Traditional physical therapy treats pain and injuries after they occur. But [P]rehab takes a proactive approach, empowering people to care for their bodies now to improve results and prevent future issues.
That’s why, for us, starting the business was the easy part. We already knew the problem, we were passionate about solving it, and we had the expertise to back it up.
Scaling it? That’s where things got a lot harder.
Starting a Business vs. Growing a Business
Starting a business is very different from growing a business.
When we first started [P]rehab, we weren’t trying to start a business. We were literally in the business—as Doctors of Physical Therapy, we were living and breathing this work every single day.
[P]rehab was an extension of what we were already doing in the clinic with our patients. The only difference? We packaged it into a more widely accessible format—videos, blogs, podcasts, and now mobile and web apps—so we could amplify the impact of physical therapy beyond the four walls of our clinic.
But to scale our impact, we had to adapt and grow. As a byproduct of the countless challenges we faced, we were forced to evolve into entrepreneurs.
Growing a business is where the real challenge begins. And our journey was, and still is, extremely tough.

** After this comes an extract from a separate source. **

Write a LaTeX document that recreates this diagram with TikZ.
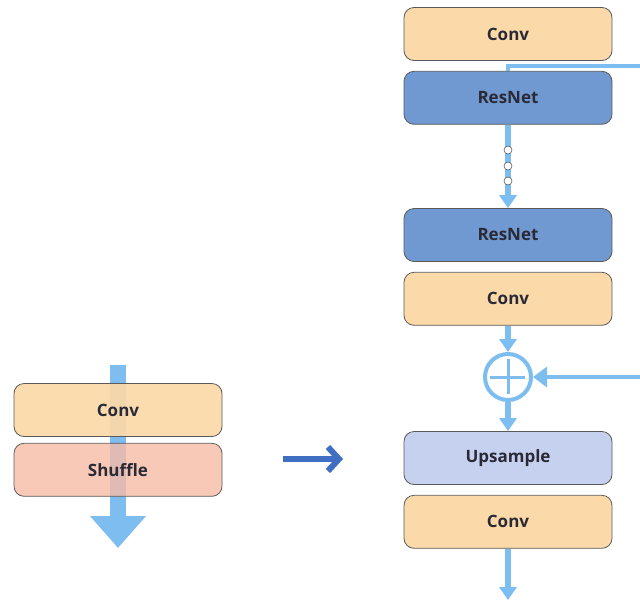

We didn’t go to business school or have any other formal business training before this. We weren’t serial entrepreneurs with a track record of exits and playbooks for scaling a company. We had to learn everything from scratch—operations, hiring, financial modeling, leadership.
We made so many mistakes along the way. And we’ll continue making mistakes. But as long as we learn from them, adapt, and do better next time, we’re happy with the results.
Contrast that with a VC-backed founder, who is (supposedly) given all the tools and resources necessary to grow and scale a business—they’re just looking for the right problem to solve.
I believe these founders have a much harder time finding product-market fit.
Why? Because they’re starting from a market analysis perspective rather than having been deeply embedded in the problem with firsthand experience.
They’re often looking for the biggest opportunity, rather than solving something they’ve fought with or have extensive industry knowledge on. Constantly pivoting until they find the right problem AND the right solution.
The number of VC-backed solutions I see in the physical therapy space that are ‘cool’ on the surface but don’t actually solve a problem speaks directly to this.
The products are extremely well-designed, the UI/UX is so slick, and the tech is built on a foundation ready to scale, but it doesn’t mean anything if it doesn’t first address a real problem.
But once these founders find that magical product-market fit, they hopefully have the playbook, resources, and network to execute and scale to unimaginable heights and potentially join that vaunted list of unicorn companies we have all grown up to love: Google, AirBnB, Uber, etc.
Final Thoughts: Two Ways to Build, One Way to Learn
There’s no single “right” way to start or grow a business. Some founders raise outside capital, others bootstrap. Some lead with passion, others lead with process.
But no matter how you start, the way you learn along the journey should is the same:
✔ Iterate quickly. The fastest path to success is failing fast and learning even faster.
✔ Identify your strengths and double down. Be unapologetically bold about them.
✔ Fill your gaps. Hire for blind spots, not your comfort zone.
Both paths require learning, adapting, and evolving. The real question isn’t which one is better—it’s which one makes the most sense for you.
At the end of the day, the best business to build is the one you’re willing to bet on, commit everything to, and enjoy the journey—no matter what the end result is.